His work as a foreign correspondent resulted in four Pulitzer Prize nominations and several other awards. In 1990 he received a commendation from the Gerald Loeb foundation for an in-depth series of stories entitled: "Vanishing Borders: Trade in the 1990s" and he has also won the Inter-American Press Association's Tom Wallace Award for coverage of Central and South America. His work as a foreign correspondent was rewarded by the Tribune with three Edward Scott Beck Awards and in 1993 Yates won the coveted Peter Lisagor Award from the Professional Society of Journalists for excellence in business writing. Before joining the Tribune in 1970 Yates served with U.S. Military Intelligence in Germany as an intelligence analyst.
Author/Speaker
Prof. Yates is a frequent speaker at seminars and symposiums dealing with such diverse topics as war correspondence, international affairs, relations between Asia and the United States and the critical topic of how American companies are competing globally.
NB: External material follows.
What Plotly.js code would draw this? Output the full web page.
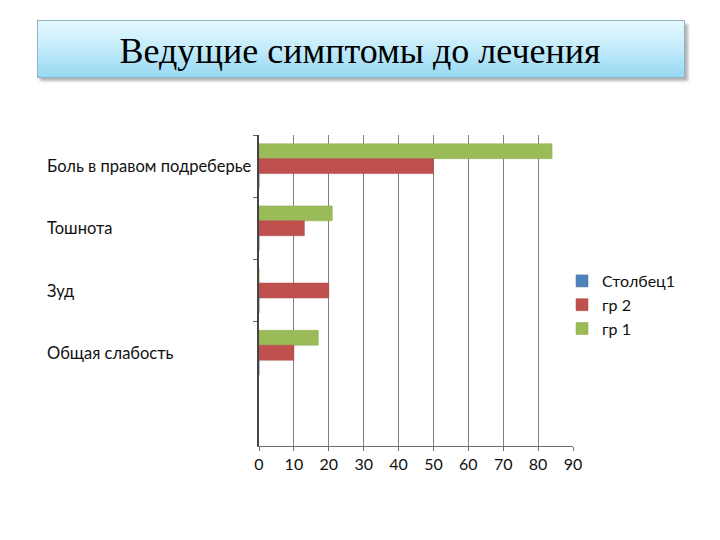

He has spoken at seminars sponsored by Northwestern University, the University of Chicago, the U.S. Automotive Export Council, the International Trade Association, the World Trade Center, the Council on Competitiveness, the Competitiveness Policy Council and the Chicago Council on Foreign Relations, to name a few.
He is author of The Kikkoman Chronicles: A Global Company with A Japanese Soul, published by McGraw-Hill. He is also the author of Aboard The Tokyo Express: A Foreign Correspondent's Journey Through Japan, a collection of columns translated into Japanese.
Prof. Yates is currently working on a new book based on his experiences as a foreign correspondent in Asia from the early 1970s to the early 1990s. Its working title is The Last Rickshaw Home: A Foreign Correspondent's Journey Through Asia.
Professional History
In addition to his work as a foreign and national correspondent, Prof. Yates spent 1982 to 1985 in the world of senior management as the Chicago Tribune's metropolitan editor and national editor--positions in which he supervised a staff of some 240 reporters and editors. Prof. Yates also has taught journalism, writing and international studies at California State University, Fullerton, Cal., Orange County California Community College and the Oakton Community College system in Chicago.
While in Japan Prof. Yates wrote the popular TOKYO EXPRESS column for Japan's Mainichi Daily News and was a columnist for the Japanese edition of Playboy Magazine. He is senior editorial adviser to the China Financial Weekly, published by the Financial Relations Board and writes frequently for several Asia-based publications.
Prof. Yates is a native of Kansas City, Mo. He is an honors graduate of the William Allen White School of Journalism at the University of Kansas in Lawrence, Kansas. He lives in Murrieta, CA., and speaks several foreign languages, including German, Spanish and Japanese.